Many thanks for your response to my question. I sincerely appreciate your stand point. I wish to request that, in situations where you have to choose constraints for estimation of permeability, which one of these two (i.e., porosity and either litho- or depositional facies) will favour permeability estimation?
I understand that a lot of factors affect the porosity-permeability relations as contained in literature.
My thinking is that facies distribution exhibit more variations with respect to diagenetic factors and depth of burial of sediments than porosity and so, for reservoir sands that are relatively clean, the relationship between porosity and permeability can be assumed to be direct.
A very simple (-minded) answer is that porosity and permeability are both petrophysical properties that can be readily measured, and thus statistical correlations can also be quantified. In contrast depositional facies are a qualitative interpretation that can be very useful in perm prediction, but less quantitatively.
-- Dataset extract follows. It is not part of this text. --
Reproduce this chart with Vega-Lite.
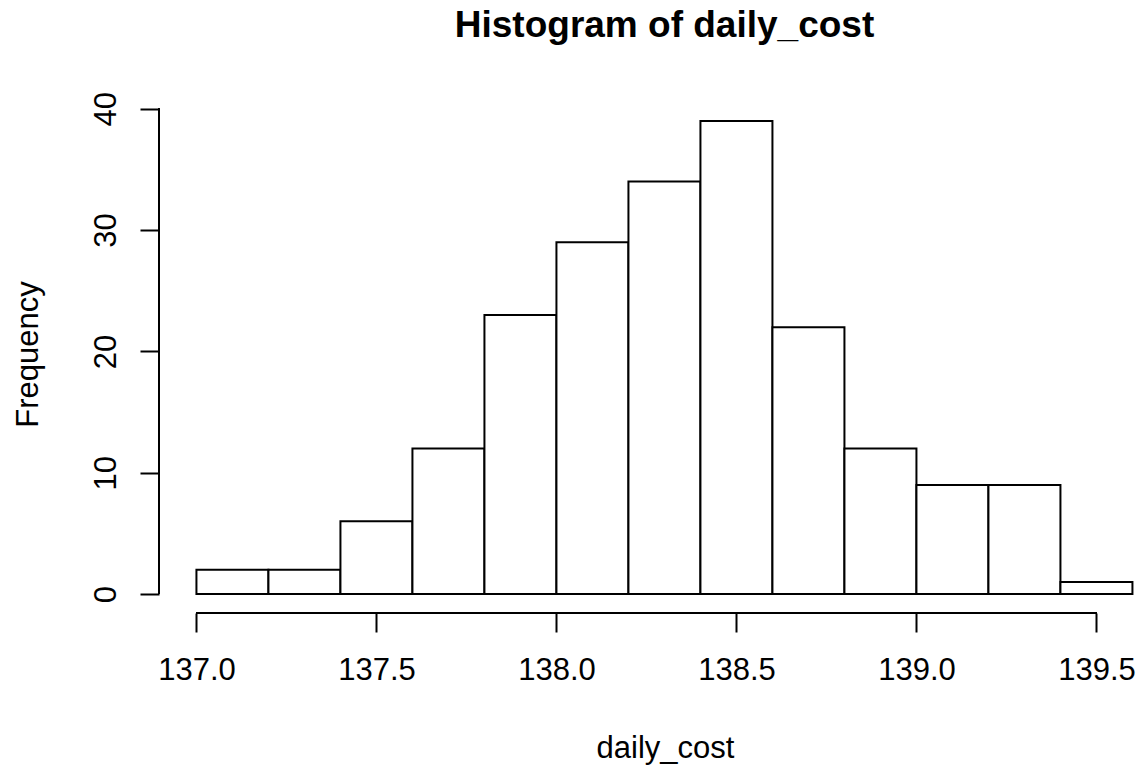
{
  "$schema": "https://vega.github.io/schema/vega-lite/v6.json",
  "autosize": {"type": "none"},
  "padding": {"left": 159, "top": 102, "right": 0, "bottom": 152},
  "width": 981,
  "height": 511,
  "background": "white",
  "config": {
    "view": {"stroke": null},
    "font": "Liberation Sans",
    "axis": {"grid": false}
  },
  "title": {
    "text": "Histogram of daily_cost",
    "font": "Liberation Sans",
    "fontSize": 37,
    "fontWeight": "bold",
    "color": "black",
    "anchor": "middle",
    "frame": "group",
    "baseline": "alphabetic",
    "offset": 18,
    "dx": 15
  },
  "data": {
    "values": [
      {"bin_start": 137.0, "bin_end": 137.2, "count": 2},
      {"bin_start": 137.2, "bin_end": 137.4, "count": 2},
      {"bin_start": 137.4, "bin_end": 137.6, "count": 6},
      {"bin_start": 137.6, "bin_end": 137.8, "count": 12},
      {"bin_start": 137.8, "bin_end": 138.0, "count": 23},
      {"bin_start": 138.0, "bin_end": 138.2, "count": 29},
      {"bin_start": 138.2, "bin_end": 138.4, "count": 34},
      {"bin_start": 138.4, "bin_end": 138.6, "count": 39},
      {"bin_start": 138.6, "bin_end": 138.8, "count": 22},
      {"bin_start": 138.8, "bin_end": 139.0, "count": 12},
      {"bin_start": 139.0, "bin_end": 139.2, "count": 9},
      {"bin_start": 139.2, "bin_end": 139.4, "count": 9},
      {"bin_start": 139.4, "bin_end": 139.6, "count": 1}
    ]
  },
  "layer": [
    {
      "mark": {"type": "bar", "fill": "white", "stroke": "black", "strokeWidth": 2},
      "encoding": {
        "x": {
          "field": "bin_start",
          "type": "quantitative",
          "scale": {"domain": [136.896, 139.621], "nice": false, "zero": false},
          "axis": {
            "values": [137.0, 137.5, 138.0, 138.5, 139.0, 139.5],
            "format": ".1f",
            "domain": false,
            "tickSize": 19,
            "tickWidth": 2,
            "tickColor": "black",
            "labelFontSize": 31,
            "labelColor": "black",
            "labelBaseline": "alphabetic",
            "labelPadding": 47,
            "labelFlush": false,
            "labelOverlap": false,
            "title": "daily_cost",
            "titleFontSize": 31,
            "titleFontWeight": "normal",
            "titleColor": "black",
            "titleBaseline": "alphabetic",
            "titleAlign": "center",
            "titleX": 506,
            "titleY": 144
          }
        },
        "x2": {"field": "bin_end"},
        "y": {
          "field": "count",
          "type": "quantitative",
          "scale": {"domain": [-1.56, 40.56], "nice": false, "zero": false},
          "axis": {
            "values": [0, 10, 20, 30, 40],
            "domain": false,
            "tickSize": 19,
            "tickWidth": 2,
            "tickColor": "black",
            "labelFontSize": 31,
            "labelColor": "black",
            "labelAngle": 270,
            "labelAlign": "center",
            "labelBaseline": "alphabetic",
            "labelPadding": 25,
            "labelOverlap": false,
            "title": "Frequency",
            "titleFontSize": 31,
            "titleFontWeight": "normal",
            "titleColor": "black",
            "titleAngle": 270,
            "titleBaseline": "alphabetic",
            "titleAlign": "center",
            "titleX": -122,
            "titleY": 252
          }
        },
        "y2": {"datum": 0}
      }
    },
    {
      "mark": {"type": "rule", "color": "black", "strokeWidth": 2},
      "encoding": {
        "x": {"datum": 137.0},
        "x2": {"datum": 139.5},
        "y": {"datum": -1.56}
      }
    },
    {
      "mark": {"type": "rule", "color": "black", "strokeWidth": 2},
      "encoding": {
        "x": {"datum": 136.896},
        "y": {"datum": 0},
        "y2": {"datum": 40}
      }
    }
  ]
}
In a given reservoir, field, or even on the scale of a formation or a depositional or diagenetic facies, there is commonly a strong (positive) correlation between porosity and permeability (generally log K). Porosity is much the easier measurement and can be estimated from wire-line logs or high-resolution seismic records. Thus, once a correlation has been established, reasonable estimations of permeability can be made from measurements or estimates of porosity.
A most useful reference on carbonate phi & K is: LUCIA, F.J., 2007, Carbonate reservoir characterization: an integrated approach: Springer Science & Business Media, 333 p.
Since the porosity defines the volumes of moveable fluids in the reservoir, measurement of the effective porosity of the reservoir rock is basically required along with its permeability. In this case, porosity and permeability allows better control across the reservoir of spatial connectivity in studied wells. However, porosity/permeability relationships were better constrained away from the wells using depositional facies distribution and consequently improve the reliability of the depositional model.